● **PROVIDED MATERIAL**:
--------
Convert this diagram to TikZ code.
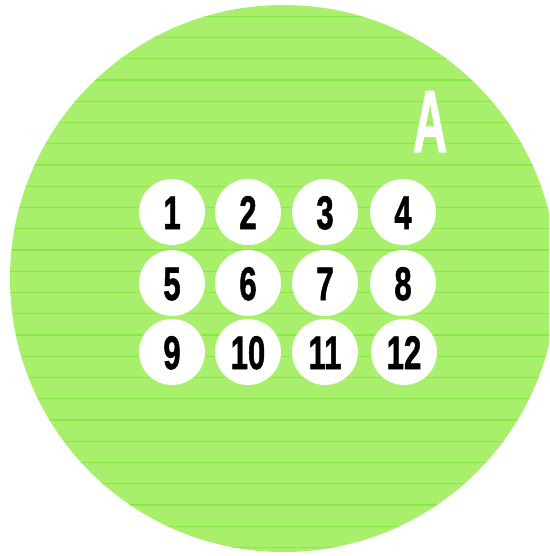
\documentclass[tikz,border=0pt]{standalone}
\usepackage{fontspec}
\setmainfont{Liberation Sans}
\newfontfamily\heavyfont[FakeBold=1.6]{Liberation Sans Bold}
\definecolor{bggreen}{RGB}{168,240,108}
\definecolor{stripegreen}{RGB}{140,232,72}
\tikzset{
  disc/.style={circle, fill=white, minimum size=66pt, inner sep=0pt},
  numtext/.style={font=\fontsize{47}{47}\heavyfont, text=black, inner sep=0pt, anchor=base},
  bigletter/.style={font=\fontsize{88}{88}\heavyfont, text=white, inner sep=0pt, anchor=base},
}
\newcommand{\cnum}[1]{\scalebox{0.66}[1]{#1}}
\begin{document}
\begin{tikzpicture}[x=1pt,y=-1pt]
\useasboundingbox (0,0) rectangle (549,556);
\begin{scope}
  \clip (0,0) rectangle (549,556);
  \fill[bggreen] (283.5,278.5) circle (273.5);
  \begin{scope}
    \clip (283.5,278.5) circle (273.5);
    \foreach \k in {0,...,25} {
      \fill[stripegreen] (0,{16.25+21.25*\k-0.7}) rectangle (560,{16.25+21.25*\k+0.7});
    }
  \end{scope}
\end{scope}
\node[bigletter] (lblA) at (430,152) {\scalebox{0.54}[1]{A}};
\foreach \n/\x/\y in {1/172/212, 2/248/212, 3/325/212, 4/403/212,
                      5/172/283, 6/248/283, 7/325/283, 8/403/283,
                      9/172/352, 10/248/352, 11/325/352, 12/404/352} {
  \node[disc] (d\n) at (\x,\y) {};
  \node[numtext] (t\n) at (\x,{\y+17}) {\cnum{\n}};
}
\end{tikzpicture}
\end{document}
--------
● **WORK REQUIRED**:
Give every line above again exactly, with no pictures.

● **FINISHED EXERCISE**:
Convert this diagram to TikZ code.
\documentclass[tikz,border=0pt]{standalone}
\usepackage{fontspec}
\setmainfont{Liberation Sans}
\newfontfamily\heavyfont[FakeBold=1.6]{Liberation Sans Bold}
\definecolor{bggreen}{RGB}{168,240,108}
\definecolor{stripegreen}{RGB}{140,232,72}
\tikzset{
  disc/.style={circle, fill=white, minimum size=66pt, inner sep=0pt},
  numtext/.style={font=\fontsize{47}{47}\heavyfont, text=black, inner sep=0pt, anchor=base},
  bigletter/.style={font=\fontsize{88}{88}\heavyfont, text=white, inner sep=0pt, anchor=base},
}
\newcommand{\cnum}[1]{\scalebox{0.66}[1]{#1}}
\begin{document}
\begin{tikzpicture}[x=1pt,y=-1pt]
\useasboundingbox (0,0) rectangle (549,556);
\begin{scope}
  \clip (0,0) rectangle (549,556);
  \fill[bggreen] (283.5,278.5) circle (273.5);
  \begin{scope}
    \clip (283.5,278.5) circle (273.5);
    \foreach \k in {0,...,25} {
      \fill[stripegreen] (0,{16.25+21.25*\k-0.7}) rectangle (560,{16.25+21.25*\k+0.7});
    }
  \end{scope}
\end{scope}
\node[bigletter] (lblA) at (430,152) {\scalebox{0.54}[1]{A}};
\foreach \n/\x/\y in {1/172/212, 2/248/212, 3/325/212, 4/403/212,
                      5/172/283, 6/248/283, 7/325/283, 8/403/283,
                      9/172/352, 10/248/352, 11/325/352, 12/404/352} {
  \node[disc] (d\n) at (\x,\y) {};
  \node[numtext] (t\n) at (\x,{\y+17}) {\cnum{\n}};
}
\end{tikzpicture}
\end{document}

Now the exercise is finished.